Some of the information in the posted article is bogus and could get someone killed.

First, if memory serves correctly there are more people killed by black bears than by grizzly bears so don't ever assume they pose no threat.

Second, *many* charges by bears are a bluff but many are not. Yelling and standing your ground may get you killed. (However, don't just take off running. That can get you killed too.) Generally, let the bear know you are a human. Back away slowly while facing the bear. Do not present yourself as a threat to the bear. If attacked by a black bear that is not defending it's cubs you should fight as if your life depended upon it ... because it does! Generally if a black bear attacks a human it intends to eat him.


----------



## lovetogrow

The black bears I've been close enough to smell either smell like wet musty hide or like musty garbage (the ones that canvas dumps).

When I harvested berries you could always smell the bear that was near so made a whole lot of noise walking in.


----------



## BillM

Bears roll in any stinky dead thing. So do Dogs.

They do this to mask their own odor so they can get closer to game.
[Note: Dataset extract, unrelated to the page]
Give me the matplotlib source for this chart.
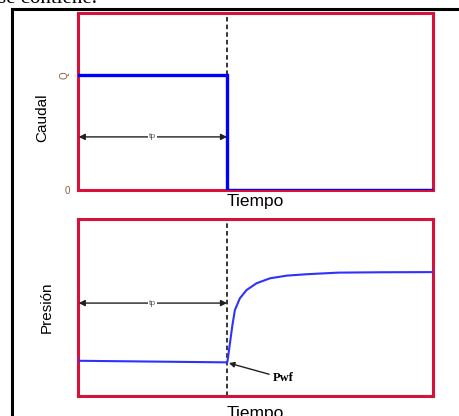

It could be a Bear. were there any tracks?


----------



## hitman3872

Foxes are known for a stinky heavy musk odor.


----------



## PipLogan

Grimm, set up. Trail cam. It might be my mother in law. She has been know to forage around leaving her stink behind.


----------



## Grimm

No tracks. The oaks around the cabin are dropping their leaves so the ground is covered. If there had been a fresh rain I'm sure tracks would be seen.


----------